Mercredi 18 mai, Alexandre Bompard, le patron de Carrefour, a eu l’idée de publier une vidéo de 52 secondes présentant « un entretien d’embauche dans le métavers », accompagné du message « Carrefour innove, apprend, surprend ! ». Sans surprise, il n’a fallu que quelques minutes pour la que la twittosphère s’emballe, dénonçant l’horreur des graphismes, l’inutilité d’un tel dispositif et le côté ridicule d’une telle expérience.
Alexandre Bompard n’a pas répondu au buzz, mais sa vidéo a déjà été vue plus de 1 million de fois. Autrement dit, on peut dire que le coup de com’ est réussi.
Au sein de la rédaction de Numerama, nous nous sommes demandé comment traiter le sujet. Fallait-il rentrer dans la tendance et se moquant de Carrefour ? Tenter de comprendre sa démarche et saluer l’innovation ? En passant quelques coups de fil, nous avons surtout compris que ce qui était dénoncé depuis plusieurs heures… n’était pas vraiment ce que tout le monde pensait.
Ce n’est pas de la réalité virtuelle
Dans la vidéo publiée par Alexandre Bombard, on nous présente une conférence au bord de la mer avec un speaker sans bras, derrière un pupitre et une cinquantaine de candidats en face de lui. Aucun ne bouge. Les graphismes sont en effet de très mauvaise qualité et ne donnent pas l’impression qu’il y existe de vrais avantages par rapport à Zoom ou Google Meet.
De quoi s’agit-il réellement ? Premièrement, l’expérience « métavers » de Carrefour ne s’est pas déroulée dans la réalité virtuelle.

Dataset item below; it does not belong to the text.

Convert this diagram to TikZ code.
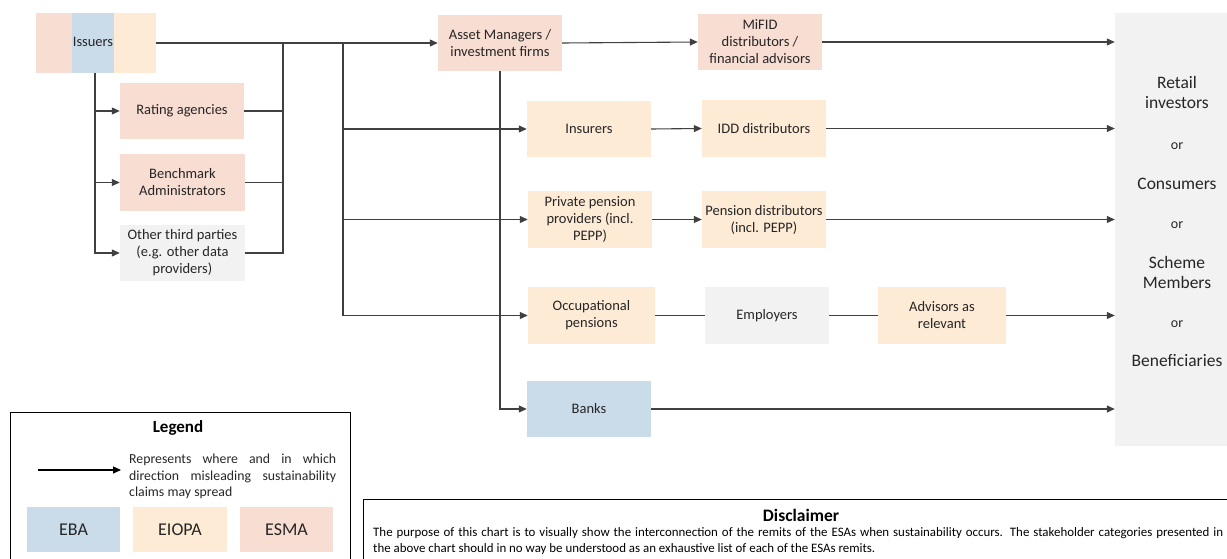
\documentclass[tikz,border=0pt]{standalone}
\usepackage{fontspec}
\setmainfont{Carlito}
\usetikzlibrary{arrows.meta}
\definecolor{esma}{HTML}{F8DDD2}
\definecolor{eiopa}{HTML}{FDEBD6}
\definecolor{eba}{HTML}{CADCEA}
\definecolor{oth}{HTML}{F2F2F2}
\definecolor{txt}{HTML}{262626}
\definecolor{ln}{HTML}{404040}
\begin{document}
\begin{tikzpicture}[x=1pt,y=-1pt,
  box/.style={rectangle, inner sep=1pt, align=center, text=txt, font=\fontsize{14.5}{17}\selectfont},
  conn/.style={draw=ln, line width=1.1pt},
  arr/.style={conn, -{Triangle[length=8pt,width=7pt]}},
]
\useasboundingbox (0,0) rectangle (1227,559);
\clip (0,0) rectangle (1227,559);
% Issuers (three regulators)
\fill[esma] (36,13) rectangle (72,73);
\fill[eba] (72,13) rectangle (114,73);
\fill[eiopa] (114,13) rectangle (156,73);
\node[box, minimum width=120, minimum height=60, inner sep=0] (iss) at (96,43) {};
\node[box] (isslbl) at (93,42) {Issuers};
% left column
\node[box, fill=esma, minimum width=124, minimum height=56] (ra) at (182,111) {Rating agencies};
\node[box, fill=esma, minimum width=125, minimum height=57] (bench) at (182.5,182.5) {Benchmark\\Administrators};
\node[box, fill=oth, minimum width=125, minimum height=56] (other) at (182.5,253) {Other third parties\\(e.g. other data\\providers)};
% middle
\node[box, fill=esma, minimum width=124, minimum height=56] (am) at (500,43) {Asset Managers /\\investment firms};
\node[box, fill=esma, minimum width=124, minimum height=56] (mifid) at (760,42) {MiFID\\distributors /\\financial advisors};
\node[box, fill=eiopa, minimum width=124, minimum height=56] (ins) at (589,129) {Insurers};
\node[box, fill=eiopa, minimum width=124, minimum height=57] (idd) at (764,128.5) {IDD distributors};
\node[box, fill=eiopa, minimum width=124, minimum height=57] (ppp) at (590,219.5) {Private pension\\providers (incl.\\PEPP)};
\node[box, fill=eiopa, minimum width=124, minimum height=57] (pd) at (764,219.5) {Pension distributors\\(incl. PEPP)};
\node[box, fill=eiopa, minimum width=127, minimum height=57] (occ) at (591.5,315.5) {Occupational\\pensions};
\node[box, fill=oth, minimum width=124, minimum height=57] (emp) at (767,315.5) {Employers};
\node[box, fill=eiopa, minimum width=128, minimum height=57] (adv) at (942,315.5) {Advisors as\\relevant};
\node[box, fill=eba, minimum width=124, minimum height=56] (banks) at (589,409) {Banks};
% retail
\node[box, fill=oth, minimum width=125, minimum height=433, inner sep=0] (retail) at (1177.5,229.5) {};
\node[box, font=\fontsize{17.5}{20}\selectfont] (retailtxt) at (1177,221) {Retail\\investors\\[21pt]{\fontsize{14}{16}\selectfont or}\\[20pt]Consumers\\[19pt]{\fontsize{14}{16}\selectfont or}\\[20pt]Scheme\\Members\\[19pt]{\fontsize{14}{16}\selectfont or}\\[19pt]Beneficiaries};
% junctions
\coordinate (j1) at (283,43);
\coordinate (j2) at (343,43);
% connectors
\draw[arr] (iss.east) -- (am.west);
\draw[conn] (ra.east) -| (j1);
\draw[conn] (bench.east) -- (bench.east -| j1);
\draw[conn] (other.east) -| (j1);
\draw[arr] (iss.south -| 95,0) |- (other.west);
\draw[arr] (ra.west -| 95,0) -- (ra.west);
\draw[arr] (bench.west -| 95,0) -- (bench.west);
\draw[arr] (j2) |- (occ.west);
\draw[arr] (ins.west -| j2) -- (ins.west);
\draw[arr] (ppp.west -| j2) -- (ppp.west);
\draw[arr] (am.south) |- (banks.west);
\draw[arr] (am.east) -- (mifid.west);
\draw[arr] (mifid.east) -- (mifid.east -| retail.west);
\draw[arr] (ins.east) -- (idd.west);
\draw[arr] (idd.east) -- (idd.east -| retail.west);
\draw[arr] (ppp.east) -- (pd.west);
\draw[arr] (pd.east) -- (pd.east -| retail.west);
\draw[conn] (occ.east) -- (emp.west);
\draw[conn] (emp.east) -- (adv.west);
\draw[arr] (adv.east) -- (adv.east -| retail.west);
\draw[arr] (banks.east) -- (banks.east -| retail.west);
% legend
\node[draw=black, line width=0.8pt, minimum width=340, minimum height=170, anchor=north west, inner sep=0] (legend) at (10,412) {};
\node[text=black, font=\fontsize{17}{19}\selectfont\bfseries] (legtitle) at (178,428) {Legend};
\coordinate (la1) at (38,470);
\coordinate (la2) at (121,470);
\draw[conn, black, -{Triangle[length=8pt,width=7pt]}] (la1) -- (la2);
\node[anchor=north west, inner sep=0, align=left, text=txt, font=\fontsize{13.8}{16.5}\selectfont] (legtxt) at (129,454) {\makebox[207pt][s]{Represents where and in which}\\\makebox[207pt][s]{direction misleading sustainability}\\claims may spread};
\node[box, fill=eba, minimum width=93, minimum height=45, font=\fontsize{18}{20}\selectfont] (leba) at (73.5,529.5) {EBA};
\node[box, fill=eiopa, minimum width=94, minimum height=45, font=\fontsize{18}{20}\selectfont] (leiopa) at (180,529.5) {EIOPA};
\node[box, fill=esma, minimum width=93, minimum height=45, font=\fontsize{18}{20}\selectfont] (lesma) at (286.5,529.5) {ESMA};
% disclaimer
\node[draw=black, line width=0.8pt, minimum width=900, minimum height=90, anchor=north west, inner sep=0] (disc) at (363,499) {};
\node[text=black, font=\fontsize{17.5}{19}\selectfont\bfseries] (disctitle) at (801,515) {Disclaimer};
\node[anchor=north west, inner sep=0, align=left, text=black, font=\fontsize{12.9}{16}\selectfont] (disctxt) at (373,527) {\makebox[850pt][s]{The purpose of this chart is to visually show the interconnection of the remits of the ESAs when sustainability occurs. The stakeholder categories presented in}\\the above chart should in no way be understood as an exhaustive list of each of the ESAs remits.};
\end{tikzpicture}
\end{document}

C’est l’entreprise française VR-Académie qui a proposé ce dispositif à Carrefour (elle avait déjà organisé une conférence de presse Orange, à laquelle nous avions participé). VR-Académie nous indique que le site Frame a été choisi. Il s’agit d’un service qui ne fonctionne que depuis un navigateur (même si on peut la faire marcher dans un casque VR en passant par le site). VR-Académie a fabriqué une salle virtuelle pour Carrefour et a expliqué aux 50 participants comment s’y connecter, depuis leur navigateur. C’est ce qui explique leur immobilisme. Pour la plupart d’entre eux, il ne s’agissait que d’un entretien vidéo.
Peut-on alors parler de métavers ? La réponse est oui. Contrairement à ce que certains peuvent penser, le métavers n’est pas forcément dans la réalité virtuelle. Même si cette forme-là n’a rien à voir avec celle vendue par Facebook, qui promet un monde ouvert façon Ready Player One, elle a le mérite d’exister. Les graphismes sont mauvais, puisque n’importe quel navigateur doit pouvoir les faire fonctionner.
Une confusion volontairement entretenue ?
Bien sûr, on peut maintenant se demander quel est l’intérêt pour Carrefour de tester cette technologie. Certains saluent sa volonté de tester de nouvelles choses, et il serait difficile pour nous de le lui reprocher. Faire preuve d’un peu d’esprit critique n’est toutefois pas superflu.
Il s’agit avant tout pour Carrefour d’avoir un moyen de faire parler de lui, comme notre article en témoigne d’ailleurs. La firme souhaite associer son nom au terme « métavers » et, indirectement, faire croire à l’existence d’entretiens en réalité virtuelle. On le rappelle une nouvelle fois : ce n’est pas le cas. Pour les candidats, il s’agissait d’un entretien… presque normal.
En janvier 2022, Carrefour avait annoncé acheter une parcelle dans le métavers Sandbox qui, pour le coup, s’imagine un peu plus devenir le monde virtuel du futur. Avec son tweet, Alexandre Bompard a sans doute voulu intentionnellement laisser penser qu’il s’agissait de la fameuse parcelle. Il s’agit en réalité d’une simple salle Frame, orchestrée par Académie-VR.
En conclusion, Carrefour joue à une version hybride entre les Sims et Animal Crossing, tout en faisant croire qu’il est déjà dans Ready Player One. Pas vraiment de quoi fouetter un chat.